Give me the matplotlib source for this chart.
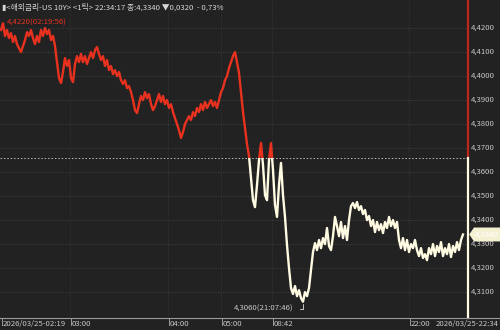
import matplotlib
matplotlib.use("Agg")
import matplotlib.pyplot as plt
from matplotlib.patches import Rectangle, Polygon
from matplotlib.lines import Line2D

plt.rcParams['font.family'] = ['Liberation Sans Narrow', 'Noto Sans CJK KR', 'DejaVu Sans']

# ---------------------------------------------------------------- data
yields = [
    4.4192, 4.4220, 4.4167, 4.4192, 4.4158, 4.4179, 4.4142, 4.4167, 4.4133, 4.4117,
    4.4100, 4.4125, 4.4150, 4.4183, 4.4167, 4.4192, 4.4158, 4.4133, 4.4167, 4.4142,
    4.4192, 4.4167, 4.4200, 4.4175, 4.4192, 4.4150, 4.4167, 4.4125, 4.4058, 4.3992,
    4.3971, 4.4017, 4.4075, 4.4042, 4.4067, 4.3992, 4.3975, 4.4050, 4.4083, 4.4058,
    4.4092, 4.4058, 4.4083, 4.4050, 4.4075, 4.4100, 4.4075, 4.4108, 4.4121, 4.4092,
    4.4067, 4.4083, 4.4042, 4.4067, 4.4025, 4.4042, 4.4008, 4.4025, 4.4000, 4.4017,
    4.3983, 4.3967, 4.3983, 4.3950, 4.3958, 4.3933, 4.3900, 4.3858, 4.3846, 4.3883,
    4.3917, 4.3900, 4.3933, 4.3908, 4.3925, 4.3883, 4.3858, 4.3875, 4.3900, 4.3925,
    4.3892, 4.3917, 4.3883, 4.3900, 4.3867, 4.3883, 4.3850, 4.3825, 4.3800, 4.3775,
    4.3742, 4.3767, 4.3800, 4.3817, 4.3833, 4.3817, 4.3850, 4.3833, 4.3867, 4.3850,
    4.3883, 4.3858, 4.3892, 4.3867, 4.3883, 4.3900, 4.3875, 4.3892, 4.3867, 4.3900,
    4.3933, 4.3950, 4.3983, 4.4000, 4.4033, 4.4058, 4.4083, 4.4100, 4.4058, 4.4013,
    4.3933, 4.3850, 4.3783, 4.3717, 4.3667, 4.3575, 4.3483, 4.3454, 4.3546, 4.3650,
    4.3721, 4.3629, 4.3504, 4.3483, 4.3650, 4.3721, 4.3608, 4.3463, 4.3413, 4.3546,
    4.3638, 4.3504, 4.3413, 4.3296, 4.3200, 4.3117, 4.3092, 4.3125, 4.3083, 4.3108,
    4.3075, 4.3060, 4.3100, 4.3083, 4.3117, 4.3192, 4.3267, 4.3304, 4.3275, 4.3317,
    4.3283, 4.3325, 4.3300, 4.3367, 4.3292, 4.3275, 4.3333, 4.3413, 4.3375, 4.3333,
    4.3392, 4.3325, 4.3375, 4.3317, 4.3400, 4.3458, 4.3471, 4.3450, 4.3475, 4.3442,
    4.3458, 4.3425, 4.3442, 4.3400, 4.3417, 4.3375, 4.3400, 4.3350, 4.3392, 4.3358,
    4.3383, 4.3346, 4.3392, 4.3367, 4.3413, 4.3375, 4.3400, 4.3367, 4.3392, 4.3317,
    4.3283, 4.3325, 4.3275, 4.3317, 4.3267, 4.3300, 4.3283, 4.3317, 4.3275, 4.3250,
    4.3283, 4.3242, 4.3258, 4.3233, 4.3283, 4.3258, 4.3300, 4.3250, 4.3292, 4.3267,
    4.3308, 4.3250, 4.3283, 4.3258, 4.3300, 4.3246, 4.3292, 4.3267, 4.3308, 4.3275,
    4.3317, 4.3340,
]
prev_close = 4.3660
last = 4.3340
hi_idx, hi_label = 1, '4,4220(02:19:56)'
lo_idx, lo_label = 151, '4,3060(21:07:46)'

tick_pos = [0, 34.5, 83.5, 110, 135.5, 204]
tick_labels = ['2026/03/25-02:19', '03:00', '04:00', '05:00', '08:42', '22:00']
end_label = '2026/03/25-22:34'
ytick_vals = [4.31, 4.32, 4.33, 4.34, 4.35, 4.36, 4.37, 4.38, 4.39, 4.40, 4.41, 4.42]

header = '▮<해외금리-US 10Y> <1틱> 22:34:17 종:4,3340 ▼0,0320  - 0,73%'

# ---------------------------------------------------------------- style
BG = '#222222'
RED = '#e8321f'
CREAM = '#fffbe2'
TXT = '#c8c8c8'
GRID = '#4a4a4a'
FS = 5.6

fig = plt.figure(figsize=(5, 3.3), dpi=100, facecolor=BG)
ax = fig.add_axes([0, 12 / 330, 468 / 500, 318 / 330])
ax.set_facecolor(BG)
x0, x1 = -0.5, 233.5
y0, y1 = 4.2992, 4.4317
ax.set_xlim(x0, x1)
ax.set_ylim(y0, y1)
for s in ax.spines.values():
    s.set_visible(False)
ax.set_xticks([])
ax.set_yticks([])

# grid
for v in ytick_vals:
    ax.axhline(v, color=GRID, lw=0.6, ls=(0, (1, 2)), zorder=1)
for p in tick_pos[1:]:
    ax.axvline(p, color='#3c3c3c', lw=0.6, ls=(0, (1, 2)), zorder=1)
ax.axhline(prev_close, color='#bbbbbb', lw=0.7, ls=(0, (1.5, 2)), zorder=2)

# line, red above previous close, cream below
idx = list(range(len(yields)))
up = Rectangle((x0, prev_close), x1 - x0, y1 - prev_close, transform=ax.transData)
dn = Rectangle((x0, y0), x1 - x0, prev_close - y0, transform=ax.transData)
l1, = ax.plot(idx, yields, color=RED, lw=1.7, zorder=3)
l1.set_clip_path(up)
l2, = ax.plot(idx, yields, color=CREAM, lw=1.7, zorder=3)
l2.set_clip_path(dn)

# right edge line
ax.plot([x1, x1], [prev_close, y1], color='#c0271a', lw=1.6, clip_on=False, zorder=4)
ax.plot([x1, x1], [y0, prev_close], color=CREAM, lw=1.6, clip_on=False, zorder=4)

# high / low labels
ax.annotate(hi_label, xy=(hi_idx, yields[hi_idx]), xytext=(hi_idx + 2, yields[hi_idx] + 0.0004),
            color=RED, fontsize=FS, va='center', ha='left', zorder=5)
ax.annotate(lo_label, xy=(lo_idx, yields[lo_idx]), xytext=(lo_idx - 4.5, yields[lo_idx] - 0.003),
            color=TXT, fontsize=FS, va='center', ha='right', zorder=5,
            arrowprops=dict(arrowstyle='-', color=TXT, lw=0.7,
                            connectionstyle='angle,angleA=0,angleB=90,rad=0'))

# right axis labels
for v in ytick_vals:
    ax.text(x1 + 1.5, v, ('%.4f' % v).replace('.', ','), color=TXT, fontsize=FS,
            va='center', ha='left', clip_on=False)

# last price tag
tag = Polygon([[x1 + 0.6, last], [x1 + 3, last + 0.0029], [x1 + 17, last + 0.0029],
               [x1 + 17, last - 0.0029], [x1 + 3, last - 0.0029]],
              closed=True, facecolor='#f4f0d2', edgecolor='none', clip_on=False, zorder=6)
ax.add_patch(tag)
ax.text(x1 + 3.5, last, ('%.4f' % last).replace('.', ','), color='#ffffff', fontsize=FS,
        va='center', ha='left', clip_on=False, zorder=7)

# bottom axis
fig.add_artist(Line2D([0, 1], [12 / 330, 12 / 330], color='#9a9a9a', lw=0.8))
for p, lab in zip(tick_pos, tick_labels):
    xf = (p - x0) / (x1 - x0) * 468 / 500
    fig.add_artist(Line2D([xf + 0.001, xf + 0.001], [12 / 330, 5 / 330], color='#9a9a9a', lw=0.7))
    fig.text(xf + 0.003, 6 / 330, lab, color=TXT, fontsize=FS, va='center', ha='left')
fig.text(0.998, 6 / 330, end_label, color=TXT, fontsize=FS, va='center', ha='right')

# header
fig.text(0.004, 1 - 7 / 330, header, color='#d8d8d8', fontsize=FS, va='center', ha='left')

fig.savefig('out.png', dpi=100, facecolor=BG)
###
With the pictures left out, restate word for word every line of the data above, from the first down to the line that contains "plt.rcParams['font.family'] = ['Liberation".

Give me the matplotlib source for this chart.
import matplotlib
matplotlib.use("Agg")
import matplotlib.pyplot as plt
from matplotlib.patches import Rectangle, Polygon
from matplotlib.lines import Line2D

plt.rcParams['font.family'] = ['Liberation Sans Narrow', 'Noto Sans CJK KR', 'DejaVu Sans']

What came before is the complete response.